> **SHORT PROBLEM**
Starting at the first line of the listing below, retype each line up to and including the one that contains "-0.268, -0.56, -0.845];". Leave pictures out.

> **SUPPLIED INFORMATION**
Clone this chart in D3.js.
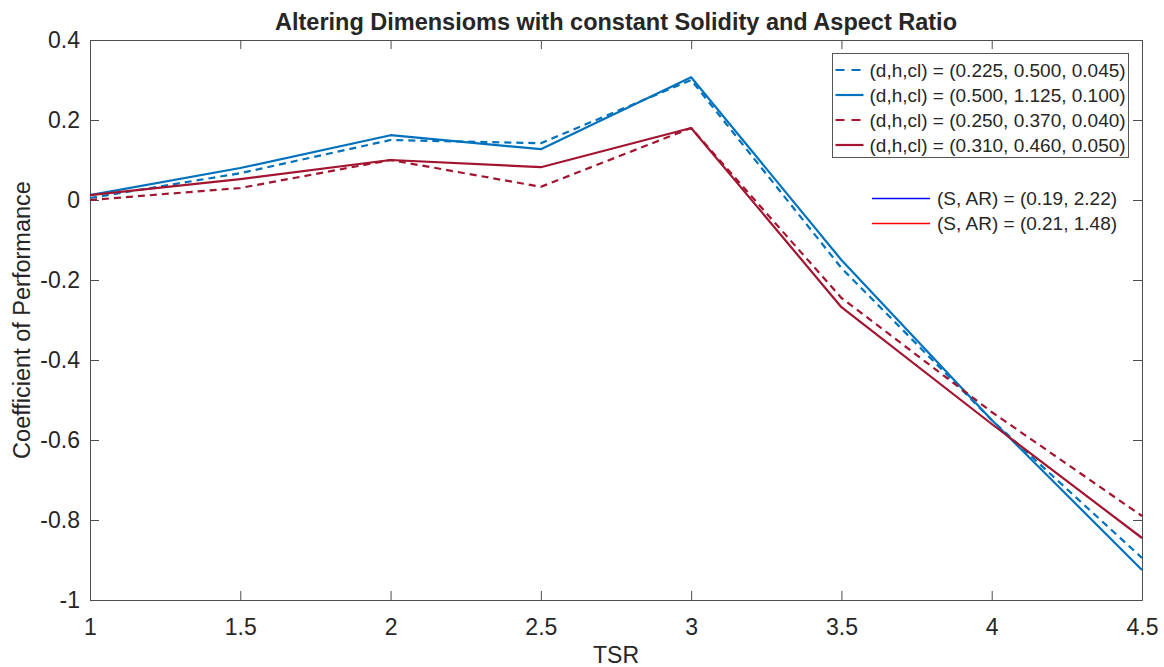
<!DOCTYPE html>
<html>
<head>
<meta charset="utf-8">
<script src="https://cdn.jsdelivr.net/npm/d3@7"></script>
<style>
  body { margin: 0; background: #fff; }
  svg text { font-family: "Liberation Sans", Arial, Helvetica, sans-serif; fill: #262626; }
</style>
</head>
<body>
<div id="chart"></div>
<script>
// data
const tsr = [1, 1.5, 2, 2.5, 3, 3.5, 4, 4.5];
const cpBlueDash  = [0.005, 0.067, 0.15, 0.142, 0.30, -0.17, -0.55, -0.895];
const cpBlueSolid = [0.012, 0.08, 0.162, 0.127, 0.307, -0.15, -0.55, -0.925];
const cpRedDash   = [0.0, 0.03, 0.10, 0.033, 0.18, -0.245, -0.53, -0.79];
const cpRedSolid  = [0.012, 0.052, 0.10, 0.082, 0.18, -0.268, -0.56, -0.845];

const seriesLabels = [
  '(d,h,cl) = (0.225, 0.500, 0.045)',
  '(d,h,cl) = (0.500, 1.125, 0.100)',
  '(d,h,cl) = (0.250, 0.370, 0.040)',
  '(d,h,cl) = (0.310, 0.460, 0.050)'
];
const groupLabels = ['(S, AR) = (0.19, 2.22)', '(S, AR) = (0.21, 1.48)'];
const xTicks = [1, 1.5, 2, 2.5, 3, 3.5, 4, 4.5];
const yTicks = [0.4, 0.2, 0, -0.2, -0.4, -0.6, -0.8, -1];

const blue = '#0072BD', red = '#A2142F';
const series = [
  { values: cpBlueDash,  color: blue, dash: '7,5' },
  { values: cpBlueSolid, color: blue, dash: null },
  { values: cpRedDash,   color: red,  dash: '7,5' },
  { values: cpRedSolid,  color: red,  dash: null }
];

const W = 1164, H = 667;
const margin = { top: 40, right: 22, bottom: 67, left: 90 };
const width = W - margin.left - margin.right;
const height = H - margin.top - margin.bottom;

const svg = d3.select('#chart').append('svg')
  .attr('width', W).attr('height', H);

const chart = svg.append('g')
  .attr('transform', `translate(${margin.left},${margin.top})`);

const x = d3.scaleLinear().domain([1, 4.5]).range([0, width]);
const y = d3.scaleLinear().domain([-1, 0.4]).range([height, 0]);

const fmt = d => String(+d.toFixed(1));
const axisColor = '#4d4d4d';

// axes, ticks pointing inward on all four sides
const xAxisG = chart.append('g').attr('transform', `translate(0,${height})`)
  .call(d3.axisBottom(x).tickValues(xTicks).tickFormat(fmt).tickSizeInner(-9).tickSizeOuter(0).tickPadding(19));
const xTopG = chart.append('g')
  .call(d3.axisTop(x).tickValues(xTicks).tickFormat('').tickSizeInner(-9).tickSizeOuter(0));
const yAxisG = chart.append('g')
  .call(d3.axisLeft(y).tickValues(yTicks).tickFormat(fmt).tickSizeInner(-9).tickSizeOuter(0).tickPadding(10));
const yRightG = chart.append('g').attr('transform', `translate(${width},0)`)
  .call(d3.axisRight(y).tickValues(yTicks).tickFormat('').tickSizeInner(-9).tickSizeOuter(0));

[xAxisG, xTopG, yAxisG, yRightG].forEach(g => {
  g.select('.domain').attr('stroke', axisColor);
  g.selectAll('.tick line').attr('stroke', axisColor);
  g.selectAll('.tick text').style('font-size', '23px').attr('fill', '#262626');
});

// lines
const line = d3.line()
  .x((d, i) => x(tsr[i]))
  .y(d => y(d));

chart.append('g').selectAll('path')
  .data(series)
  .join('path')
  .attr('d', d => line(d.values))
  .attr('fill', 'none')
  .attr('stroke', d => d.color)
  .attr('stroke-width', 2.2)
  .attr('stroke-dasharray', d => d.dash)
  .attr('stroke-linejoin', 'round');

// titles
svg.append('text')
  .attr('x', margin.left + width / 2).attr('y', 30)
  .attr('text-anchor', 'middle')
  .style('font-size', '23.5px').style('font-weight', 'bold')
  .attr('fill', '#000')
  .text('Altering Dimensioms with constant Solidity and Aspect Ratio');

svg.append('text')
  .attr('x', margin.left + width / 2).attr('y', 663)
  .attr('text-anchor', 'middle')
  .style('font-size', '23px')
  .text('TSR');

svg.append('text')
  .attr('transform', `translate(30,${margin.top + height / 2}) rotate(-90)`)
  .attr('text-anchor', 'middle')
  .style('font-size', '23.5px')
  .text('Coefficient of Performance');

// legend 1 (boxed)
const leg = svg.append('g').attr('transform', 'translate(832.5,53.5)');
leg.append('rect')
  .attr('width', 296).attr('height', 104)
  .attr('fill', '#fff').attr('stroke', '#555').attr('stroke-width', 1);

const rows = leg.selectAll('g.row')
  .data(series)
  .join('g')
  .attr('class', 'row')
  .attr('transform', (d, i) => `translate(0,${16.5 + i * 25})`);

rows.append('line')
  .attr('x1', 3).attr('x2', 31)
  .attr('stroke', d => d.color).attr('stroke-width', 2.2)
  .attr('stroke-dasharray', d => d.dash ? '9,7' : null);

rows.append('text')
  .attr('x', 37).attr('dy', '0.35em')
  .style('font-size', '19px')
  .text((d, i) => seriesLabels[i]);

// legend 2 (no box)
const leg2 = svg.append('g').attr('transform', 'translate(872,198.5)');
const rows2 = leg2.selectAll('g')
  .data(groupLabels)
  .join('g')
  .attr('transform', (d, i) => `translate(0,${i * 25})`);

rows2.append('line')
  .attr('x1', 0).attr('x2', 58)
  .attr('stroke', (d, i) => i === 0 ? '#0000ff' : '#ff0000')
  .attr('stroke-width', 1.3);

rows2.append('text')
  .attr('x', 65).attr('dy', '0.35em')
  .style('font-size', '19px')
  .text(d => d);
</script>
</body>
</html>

> **PROBLEM SOLUTION**
Clone this chart in D3.js.
<!DOCTYPE html>
<html>
<head>
<meta charset="utf-8">
<script src="https://cdn.jsdelivr.net/npm/d3@7"></script>
<style>
  body { margin: 0; background: #fff; }
  svg text { font-family: "Liberation Sans", Arial, Helvetica, sans-serif; fill: #262626; }
</style>
</head>
<body>
<div id="chart"></div>
<script>
// data
const tsr = [1, 1.5, 2, 2.5, 3, 3.5, 4, 4.5];
const cpBlueDash  = [0.005, 0.067, 0.15, 0.142, 0.30, -0.17, -0.55, -0.895];
const cpBlueSolid = [0.012, 0.08, 0.162, 0.127, 0.307, -0.15, -0.55, -0.925];
const cpRedDash   = [0.0, 0.03, 0.10, 0.033, 0.18, -0.245, -0.53, -0.79];
const cpRedSolid  = [0.012, 0.052, 0.10, 0.082, 0.18, -0.268, -0.56, -0.845];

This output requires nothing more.